The lines to extract run from the first line of the material below to the line containing "return x / W, 1 - y / H", both included; leave the pictures behind.

**Data shown**
■ ■ ■ ■
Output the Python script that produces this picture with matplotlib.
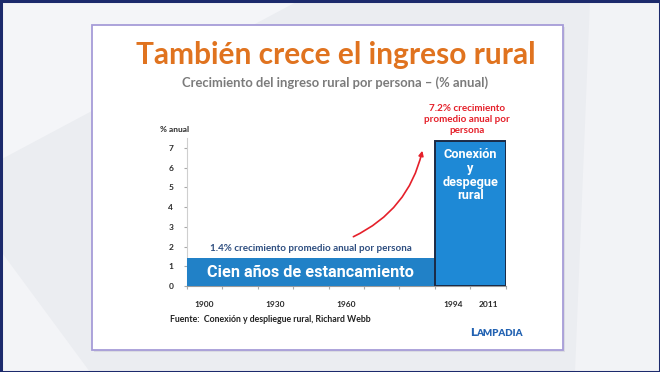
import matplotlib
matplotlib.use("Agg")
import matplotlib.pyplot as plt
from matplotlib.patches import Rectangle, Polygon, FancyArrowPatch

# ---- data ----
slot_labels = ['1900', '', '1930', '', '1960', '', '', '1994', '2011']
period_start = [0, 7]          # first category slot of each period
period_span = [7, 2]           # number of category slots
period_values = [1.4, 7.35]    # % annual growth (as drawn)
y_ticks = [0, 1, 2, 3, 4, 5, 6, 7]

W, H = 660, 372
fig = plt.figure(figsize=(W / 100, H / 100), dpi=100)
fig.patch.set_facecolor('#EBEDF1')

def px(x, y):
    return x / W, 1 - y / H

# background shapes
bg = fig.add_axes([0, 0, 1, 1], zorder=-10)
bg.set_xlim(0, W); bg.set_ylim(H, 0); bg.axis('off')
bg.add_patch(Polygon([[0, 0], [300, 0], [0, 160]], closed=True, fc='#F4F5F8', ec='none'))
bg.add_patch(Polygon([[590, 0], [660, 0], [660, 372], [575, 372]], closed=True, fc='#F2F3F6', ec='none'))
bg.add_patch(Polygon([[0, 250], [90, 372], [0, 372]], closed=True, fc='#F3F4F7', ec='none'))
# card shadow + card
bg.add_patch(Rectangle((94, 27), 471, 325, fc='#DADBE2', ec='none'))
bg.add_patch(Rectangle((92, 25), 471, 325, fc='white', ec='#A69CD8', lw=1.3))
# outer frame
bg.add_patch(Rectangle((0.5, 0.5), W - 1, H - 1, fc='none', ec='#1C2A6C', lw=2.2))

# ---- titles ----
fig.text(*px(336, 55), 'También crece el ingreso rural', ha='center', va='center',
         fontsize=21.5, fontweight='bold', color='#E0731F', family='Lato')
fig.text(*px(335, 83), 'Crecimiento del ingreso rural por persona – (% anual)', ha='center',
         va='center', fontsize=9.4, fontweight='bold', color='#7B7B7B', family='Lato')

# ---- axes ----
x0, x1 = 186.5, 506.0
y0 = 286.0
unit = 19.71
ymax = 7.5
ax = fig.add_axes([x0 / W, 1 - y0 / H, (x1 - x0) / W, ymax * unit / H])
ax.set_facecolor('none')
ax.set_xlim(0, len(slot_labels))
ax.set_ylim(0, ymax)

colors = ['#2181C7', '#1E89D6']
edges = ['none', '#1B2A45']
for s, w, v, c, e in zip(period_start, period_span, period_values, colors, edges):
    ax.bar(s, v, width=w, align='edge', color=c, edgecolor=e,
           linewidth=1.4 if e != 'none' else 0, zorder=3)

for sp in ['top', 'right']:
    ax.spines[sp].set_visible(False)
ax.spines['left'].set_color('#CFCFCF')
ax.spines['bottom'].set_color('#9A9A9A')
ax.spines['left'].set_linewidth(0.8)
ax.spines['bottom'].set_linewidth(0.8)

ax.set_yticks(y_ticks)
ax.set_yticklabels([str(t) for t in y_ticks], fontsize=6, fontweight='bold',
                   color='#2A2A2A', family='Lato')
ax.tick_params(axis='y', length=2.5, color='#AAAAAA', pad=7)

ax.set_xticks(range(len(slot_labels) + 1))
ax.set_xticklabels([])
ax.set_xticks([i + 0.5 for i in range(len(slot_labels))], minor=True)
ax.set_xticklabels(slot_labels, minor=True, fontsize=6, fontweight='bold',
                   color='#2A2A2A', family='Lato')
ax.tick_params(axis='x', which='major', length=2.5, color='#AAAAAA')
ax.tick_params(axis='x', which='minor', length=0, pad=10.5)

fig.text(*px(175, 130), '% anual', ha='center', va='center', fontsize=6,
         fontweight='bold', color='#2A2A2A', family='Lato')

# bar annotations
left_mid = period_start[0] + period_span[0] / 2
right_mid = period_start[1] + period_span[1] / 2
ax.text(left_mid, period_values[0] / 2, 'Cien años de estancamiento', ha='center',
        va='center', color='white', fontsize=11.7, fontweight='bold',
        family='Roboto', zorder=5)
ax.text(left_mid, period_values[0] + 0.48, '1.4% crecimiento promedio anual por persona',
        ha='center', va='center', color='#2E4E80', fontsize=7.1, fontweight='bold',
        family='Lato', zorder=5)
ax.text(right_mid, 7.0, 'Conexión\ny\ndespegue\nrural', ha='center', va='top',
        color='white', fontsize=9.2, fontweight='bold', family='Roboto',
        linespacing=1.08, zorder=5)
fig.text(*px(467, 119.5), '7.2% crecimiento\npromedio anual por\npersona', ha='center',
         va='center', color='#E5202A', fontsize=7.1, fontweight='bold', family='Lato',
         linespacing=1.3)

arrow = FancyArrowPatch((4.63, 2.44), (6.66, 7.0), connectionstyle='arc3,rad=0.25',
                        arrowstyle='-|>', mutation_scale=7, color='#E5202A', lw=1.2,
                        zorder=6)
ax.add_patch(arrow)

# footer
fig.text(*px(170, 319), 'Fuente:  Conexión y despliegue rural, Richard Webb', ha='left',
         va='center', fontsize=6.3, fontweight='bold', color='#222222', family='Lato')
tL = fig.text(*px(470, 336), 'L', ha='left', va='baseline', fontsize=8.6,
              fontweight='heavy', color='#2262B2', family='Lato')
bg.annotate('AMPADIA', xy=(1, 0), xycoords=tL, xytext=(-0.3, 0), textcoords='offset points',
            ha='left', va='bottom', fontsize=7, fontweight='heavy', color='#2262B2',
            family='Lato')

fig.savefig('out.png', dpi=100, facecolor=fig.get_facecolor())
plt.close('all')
■ ■ ■ ■
**Response to the task**
Output the Python script that produces this picture with matplotlib.
import matplotlib
matplotlib.use("Agg")
import matplotlib.pyplot as plt
from matplotlib.patches import Rectangle, Polygon, FancyArrowPatch

# ---- data ----
slot_labels = ['1900', '', '1930', '', '1960', '', '', '1994', '2011']
period_start = [0, 7]          # first category slot of each period
period_span = [7, 2]           # number of category slots
period_values = [1.4, 7.35]    # % annual growth (as drawn)
y_ticks = [0, 1, 2, 3, 4, 5, 6, 7]

W, H = 660, 372
fig = plt.figure(figsize=(W / 100, H / 100), dpi=100)
fig.patch.set_facecolor('#EBEDF1')

def px(x, y):
    return x / W, 1 - y / H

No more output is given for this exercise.